Critics on the left and right cite pledges they say have gone unmet. Roger Hickey of the liberal Campaign for America's Future says giving the Federal Reserve more power to regulate banks is like "putting the banks in charge of the banks." House Republican leader John Boehner says taxes proposed to pay for health care would hit the middle class.
Obama's predicament is illustrated by the two-year, $787 billion package of tax cuts and spending increases passed in February. It fulfilled many campaign promises but contributed to a rising $1.4 trillion deficit, something he vowed to reduce.
"He tucked a lot of his campaign promises on the economic front into the stimulus package, where for the most part they fit," says Robert Reischauer, president of the Urban Institute, which tends to take liberal positions, and former director of the Congressional Budget Office.

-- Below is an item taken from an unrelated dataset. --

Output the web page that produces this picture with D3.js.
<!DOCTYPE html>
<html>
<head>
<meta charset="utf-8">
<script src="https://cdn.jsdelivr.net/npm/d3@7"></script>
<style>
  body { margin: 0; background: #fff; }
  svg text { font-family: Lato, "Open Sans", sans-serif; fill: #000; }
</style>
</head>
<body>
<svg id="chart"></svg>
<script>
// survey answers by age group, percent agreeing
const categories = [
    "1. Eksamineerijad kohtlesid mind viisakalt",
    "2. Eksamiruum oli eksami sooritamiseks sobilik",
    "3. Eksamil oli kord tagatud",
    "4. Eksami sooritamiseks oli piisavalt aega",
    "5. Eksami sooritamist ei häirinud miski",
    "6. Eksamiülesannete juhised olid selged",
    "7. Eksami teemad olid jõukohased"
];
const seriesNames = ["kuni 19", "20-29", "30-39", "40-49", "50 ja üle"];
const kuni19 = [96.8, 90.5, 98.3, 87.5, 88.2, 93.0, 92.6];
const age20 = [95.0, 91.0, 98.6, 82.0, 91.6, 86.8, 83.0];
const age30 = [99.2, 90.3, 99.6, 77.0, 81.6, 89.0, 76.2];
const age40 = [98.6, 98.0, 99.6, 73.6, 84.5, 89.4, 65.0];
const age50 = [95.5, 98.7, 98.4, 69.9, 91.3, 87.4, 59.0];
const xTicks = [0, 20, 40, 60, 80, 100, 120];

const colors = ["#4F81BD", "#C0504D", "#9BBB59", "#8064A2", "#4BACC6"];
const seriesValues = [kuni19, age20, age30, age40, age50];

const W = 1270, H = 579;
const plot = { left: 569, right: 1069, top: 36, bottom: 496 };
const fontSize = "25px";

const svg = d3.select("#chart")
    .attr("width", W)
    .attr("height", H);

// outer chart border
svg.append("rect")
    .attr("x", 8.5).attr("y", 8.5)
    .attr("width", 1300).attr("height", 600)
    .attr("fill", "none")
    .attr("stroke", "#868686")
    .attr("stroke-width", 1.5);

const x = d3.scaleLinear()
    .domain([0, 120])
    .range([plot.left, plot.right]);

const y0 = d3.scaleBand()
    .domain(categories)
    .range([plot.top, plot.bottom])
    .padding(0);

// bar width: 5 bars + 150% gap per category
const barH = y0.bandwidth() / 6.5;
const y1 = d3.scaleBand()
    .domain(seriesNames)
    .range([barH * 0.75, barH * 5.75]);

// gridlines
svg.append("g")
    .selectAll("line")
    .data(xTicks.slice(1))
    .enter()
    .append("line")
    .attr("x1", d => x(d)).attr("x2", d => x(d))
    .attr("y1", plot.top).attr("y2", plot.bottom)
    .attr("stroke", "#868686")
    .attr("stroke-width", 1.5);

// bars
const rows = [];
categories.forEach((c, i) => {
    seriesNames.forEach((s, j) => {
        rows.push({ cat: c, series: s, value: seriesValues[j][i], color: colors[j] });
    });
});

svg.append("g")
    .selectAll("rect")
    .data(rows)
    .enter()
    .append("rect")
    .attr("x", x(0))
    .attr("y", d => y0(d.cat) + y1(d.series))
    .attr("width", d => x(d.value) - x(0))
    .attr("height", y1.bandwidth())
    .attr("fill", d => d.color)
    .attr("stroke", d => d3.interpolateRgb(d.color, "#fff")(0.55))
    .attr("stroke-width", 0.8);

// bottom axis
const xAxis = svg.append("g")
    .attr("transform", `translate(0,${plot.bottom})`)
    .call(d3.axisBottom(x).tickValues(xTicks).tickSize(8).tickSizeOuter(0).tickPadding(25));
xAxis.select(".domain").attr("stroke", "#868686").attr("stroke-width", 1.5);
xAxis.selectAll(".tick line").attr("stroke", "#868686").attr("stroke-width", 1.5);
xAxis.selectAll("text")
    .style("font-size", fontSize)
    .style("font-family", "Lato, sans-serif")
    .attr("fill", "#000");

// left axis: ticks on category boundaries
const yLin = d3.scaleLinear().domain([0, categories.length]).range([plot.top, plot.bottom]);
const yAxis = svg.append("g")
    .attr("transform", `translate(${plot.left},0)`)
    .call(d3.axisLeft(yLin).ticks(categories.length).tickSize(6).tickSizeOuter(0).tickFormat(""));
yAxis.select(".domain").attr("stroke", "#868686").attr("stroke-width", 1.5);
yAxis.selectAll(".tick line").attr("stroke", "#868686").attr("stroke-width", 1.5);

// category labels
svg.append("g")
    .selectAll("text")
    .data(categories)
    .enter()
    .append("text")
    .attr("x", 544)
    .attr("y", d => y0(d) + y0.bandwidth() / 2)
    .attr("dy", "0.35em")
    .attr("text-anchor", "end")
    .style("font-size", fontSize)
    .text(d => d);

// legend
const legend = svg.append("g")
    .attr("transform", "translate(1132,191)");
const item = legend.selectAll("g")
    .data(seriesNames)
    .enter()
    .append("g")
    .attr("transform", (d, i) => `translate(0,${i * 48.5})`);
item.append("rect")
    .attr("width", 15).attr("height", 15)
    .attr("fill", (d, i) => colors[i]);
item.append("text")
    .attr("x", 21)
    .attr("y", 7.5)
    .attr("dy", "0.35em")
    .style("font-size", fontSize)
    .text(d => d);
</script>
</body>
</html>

How Obama has translated promises into action breaks down into six categories:
- Congressional action. The stimulus bill included money for promises such as expanded unemployment insurance, alternative energy sources and highway construction. Obama also won passage of laws bolstering the rights of credit card holders, expanding the state Children's Health Insurance Program, protecting victims of hate crimes, boosting volunteerism, helping victims of pay discrimination in court and putting anti-terrorism restrictions on aid to Pakistan.
- Presidential initiatives. Obama added troops in Afghanistan, required humane treatment of suspected terrorists, lifted restrictions on the flow of family members and money to Cuba, and gave a major address to the Muslim world in Cairo. He also created a fund to help homeowners facing foreclosure, reversed restrictions on embryonic stem cell research and appointed Republicans to his administration.
- In the works. Major health legislation is pending before the House and Senate; climate change legislation has passed the House, but Senate action isn't likely until next year. In its early stages is a pledge cited by the jurors who awarded him the Nobel Peace Prize: reducing the world's arsenal of nuclear weapons.
- Fits and starts. The president took early action to begin drawing down troops from Iraq, which had been set in motion at the end of the Bush administration, and to shut down the Guantanamo Bay detention center in Cuba. In both cases, progress has been slow. About 120,000 servicemembers remain in Iraq, 10 months before Obama's planned removal of all combat forces. And 221 detainees remain at Guantanamo less than three months before its scheduled closure.
- On hold. Some pledges have yet to get started. Obama said he would extend most of President Bush's tax cuts on middle-class families but end them for the wealthy - by the end of 2010. He has yet to tackle making Social Security solvent, creating a path to citizenship for undocumented workers, or making it easier for lesbians gay men to serve in the military - all issues that divide Congress.
- Broken promises. Obama has gone back on his word occasionally. He said he wouldn't hire lobbyists to work in their area of expertise, but he hired former Raytheon lobbyist William Lynn at the Pentagon. He said he would conduct health care negotiations on C-SPAN, but the melding of five bills has been done by Democrats behind closed doors.
In general, Obama is given credit for trying to break Washington's partisan gridlock, though he has yet to succeed. "He has brought a kind of openness to the presidency," presidential historian Douglas Brinkley says. "So I think he's delivered on that one big promise."